Early on, Brown made mistakes--her first Talk of the Town editor filed a stop-the-presses report on the Christmas-tree lighting at Rockefeller Center--and some of her inspirations fizzled. Consider, for instance, the Mystery of the Disappearing Wolcott. I've had writer's block myself, and since it's no fun I hope that wasn't Jim's problem--but shit, the guy's New Yorker output gave him time to translate Finnegans Wake into Korean. Other inspirations didn't fizzle fast enough--poor David Denby, nobody but Tina is ever likely to mistake him for a thinker again. And poor Simon Schama, the Ved Mehta of Brown's day; nobody's ever likely to mistake him for a star again.

A larger problem Brown never solved was the difference in impact between a monthly like Vanity Fair and a weekly, a homelier package that almost has to be a little dull around the edges to keep readers fond of it. The old New Yorker pursued constancy to a fault, but Tina's version threw itself at readers with an air of hyperactive starting over every week, like a mad puppy reinventing the wheel. Since she defined excellence as making a splash rather than hewing to a standard, you noticed when the flimsy contents didn't live up to their hot billing. Rather than figure out how to cope with this, she grew addicted to special issues--and paid more in reader irritation for each fix.

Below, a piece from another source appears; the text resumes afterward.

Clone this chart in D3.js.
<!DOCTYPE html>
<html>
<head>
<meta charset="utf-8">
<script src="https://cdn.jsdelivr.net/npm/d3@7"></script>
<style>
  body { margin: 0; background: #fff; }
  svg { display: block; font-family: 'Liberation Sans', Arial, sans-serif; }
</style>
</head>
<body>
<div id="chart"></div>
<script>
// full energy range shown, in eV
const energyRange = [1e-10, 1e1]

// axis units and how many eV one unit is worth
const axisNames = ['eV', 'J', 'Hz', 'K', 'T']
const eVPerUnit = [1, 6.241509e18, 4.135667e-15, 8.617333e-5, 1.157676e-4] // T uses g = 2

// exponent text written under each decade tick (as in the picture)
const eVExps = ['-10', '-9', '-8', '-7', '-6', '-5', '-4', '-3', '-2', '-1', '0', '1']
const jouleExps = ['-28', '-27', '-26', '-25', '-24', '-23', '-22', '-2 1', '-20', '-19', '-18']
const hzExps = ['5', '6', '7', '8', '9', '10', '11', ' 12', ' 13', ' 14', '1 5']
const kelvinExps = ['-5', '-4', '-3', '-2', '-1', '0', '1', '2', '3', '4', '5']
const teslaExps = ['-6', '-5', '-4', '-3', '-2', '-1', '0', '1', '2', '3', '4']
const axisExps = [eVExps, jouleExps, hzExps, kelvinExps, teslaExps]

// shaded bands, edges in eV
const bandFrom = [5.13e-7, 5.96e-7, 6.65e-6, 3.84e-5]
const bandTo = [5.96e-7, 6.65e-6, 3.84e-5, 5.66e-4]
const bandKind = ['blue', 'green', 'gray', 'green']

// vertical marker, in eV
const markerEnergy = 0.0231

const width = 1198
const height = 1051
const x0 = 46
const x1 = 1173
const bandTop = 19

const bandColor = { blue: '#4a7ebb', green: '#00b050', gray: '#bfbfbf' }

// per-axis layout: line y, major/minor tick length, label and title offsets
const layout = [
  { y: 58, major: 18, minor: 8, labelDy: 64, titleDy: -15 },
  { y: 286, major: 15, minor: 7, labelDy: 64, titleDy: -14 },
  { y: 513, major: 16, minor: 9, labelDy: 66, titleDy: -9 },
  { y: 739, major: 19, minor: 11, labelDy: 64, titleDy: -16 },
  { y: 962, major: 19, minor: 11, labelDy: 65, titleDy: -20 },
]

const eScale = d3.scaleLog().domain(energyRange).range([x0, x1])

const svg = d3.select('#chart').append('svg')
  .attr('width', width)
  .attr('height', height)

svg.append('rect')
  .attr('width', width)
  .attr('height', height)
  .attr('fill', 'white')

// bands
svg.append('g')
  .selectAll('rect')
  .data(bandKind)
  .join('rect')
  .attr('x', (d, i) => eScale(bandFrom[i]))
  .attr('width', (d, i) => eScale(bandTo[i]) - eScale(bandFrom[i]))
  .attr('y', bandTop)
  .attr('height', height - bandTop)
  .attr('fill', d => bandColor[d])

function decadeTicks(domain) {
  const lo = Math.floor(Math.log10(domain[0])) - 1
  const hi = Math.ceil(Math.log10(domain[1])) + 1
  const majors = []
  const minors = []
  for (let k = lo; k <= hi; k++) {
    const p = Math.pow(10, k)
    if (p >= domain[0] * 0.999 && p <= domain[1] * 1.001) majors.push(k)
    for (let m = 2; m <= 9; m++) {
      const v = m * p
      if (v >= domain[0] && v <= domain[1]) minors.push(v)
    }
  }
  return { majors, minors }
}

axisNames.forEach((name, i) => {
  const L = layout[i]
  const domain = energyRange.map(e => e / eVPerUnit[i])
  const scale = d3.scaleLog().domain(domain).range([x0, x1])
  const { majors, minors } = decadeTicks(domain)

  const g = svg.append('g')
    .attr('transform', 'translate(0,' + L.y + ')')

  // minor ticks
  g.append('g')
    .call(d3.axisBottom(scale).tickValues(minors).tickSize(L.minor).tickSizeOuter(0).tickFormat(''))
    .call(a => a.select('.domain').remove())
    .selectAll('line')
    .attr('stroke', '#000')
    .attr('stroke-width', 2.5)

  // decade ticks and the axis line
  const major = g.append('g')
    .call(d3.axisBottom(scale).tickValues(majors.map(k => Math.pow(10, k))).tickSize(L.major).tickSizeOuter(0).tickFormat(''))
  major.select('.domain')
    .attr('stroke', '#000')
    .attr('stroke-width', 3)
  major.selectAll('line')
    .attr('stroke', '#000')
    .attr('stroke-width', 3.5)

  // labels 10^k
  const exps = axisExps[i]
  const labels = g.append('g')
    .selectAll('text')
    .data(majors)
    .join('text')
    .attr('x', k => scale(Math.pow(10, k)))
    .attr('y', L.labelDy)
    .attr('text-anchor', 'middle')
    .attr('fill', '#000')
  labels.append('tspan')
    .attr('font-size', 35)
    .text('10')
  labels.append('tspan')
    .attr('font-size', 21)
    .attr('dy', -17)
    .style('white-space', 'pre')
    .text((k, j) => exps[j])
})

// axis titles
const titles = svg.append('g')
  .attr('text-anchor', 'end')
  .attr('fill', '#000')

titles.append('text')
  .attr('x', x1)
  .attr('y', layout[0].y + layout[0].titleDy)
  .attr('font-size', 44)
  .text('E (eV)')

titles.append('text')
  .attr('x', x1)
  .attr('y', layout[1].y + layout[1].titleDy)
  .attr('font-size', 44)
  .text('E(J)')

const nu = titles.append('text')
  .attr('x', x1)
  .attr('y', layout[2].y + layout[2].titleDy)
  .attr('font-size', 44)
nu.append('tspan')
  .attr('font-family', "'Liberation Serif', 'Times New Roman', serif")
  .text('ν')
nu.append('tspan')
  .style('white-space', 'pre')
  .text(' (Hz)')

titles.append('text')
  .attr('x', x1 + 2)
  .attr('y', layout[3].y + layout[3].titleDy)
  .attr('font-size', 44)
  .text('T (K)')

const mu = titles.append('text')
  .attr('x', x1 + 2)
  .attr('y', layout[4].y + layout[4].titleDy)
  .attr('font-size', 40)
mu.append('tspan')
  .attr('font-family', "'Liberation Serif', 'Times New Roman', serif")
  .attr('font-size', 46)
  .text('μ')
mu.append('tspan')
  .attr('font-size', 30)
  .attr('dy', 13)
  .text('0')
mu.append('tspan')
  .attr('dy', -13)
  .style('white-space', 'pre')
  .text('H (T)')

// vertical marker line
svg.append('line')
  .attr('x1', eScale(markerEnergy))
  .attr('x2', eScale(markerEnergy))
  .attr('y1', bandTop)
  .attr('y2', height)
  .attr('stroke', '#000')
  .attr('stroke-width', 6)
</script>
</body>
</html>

Despite her mania for being in the right place at the right time, and making it the right place by being there, Brown's New Yorker also lacks the old one's authority. But the culprit is a scattershot culture she reflects but didn't create, and anyway, is that sort of authority anything sensible folk should miss? It sustained itself only by leaving a lot of modern life out, and pretending it did so only because those parts were beneath notice. No one makes this complaint about Town & Country because Town & Country doesn't pretend it's upholding civilized values--just swank accoutrements. When Brown did the equivalent of Andrew Jackson opening the White House to the rabble by bringing in (hell, bringing up) Roseanne, the few Shawn-era stalwarts still mulling the merits of quislinghood indignantly scampered for the exits, proving that under the skin the old New Yorker's ethic had been about swank accoutrements all along. Once "good taste" serves pure snootiness this openly, it's too transparently a refuge to remain any kind of altar. You know damn well Ian Frazier felt no obligation to turn on Roseanne even once before deciding she insulted everything he stood for--which was what, exactly?

Besides keeping its readers smug, the old New Yorker's cultural clout was a narcotic to its writers. In at least one case--Kael's--clout was intellectually corrupting. After all those years of bashing the critical establishment, who knew she only wanted to join--no, run--the club? I enjoy the way Anthony Lane's strenuous insouciance makes this very Tina-identified writer a throwback to Ross's heyday. But I'm also glad he's in no position to lay down the law to the troupe of film-crit flying monkeys Kael oversaw ("Destroy Clint Eastwood! Bring me his head, my pretties!") in her Wicked Witch of the West days. While to my knowledge her retirement was unconnected to Brown's arrival, I'd also advise anyone offended by Tina's sins of building up favorites and manufacturing excitement to think twice before citing Kael's work as reproof.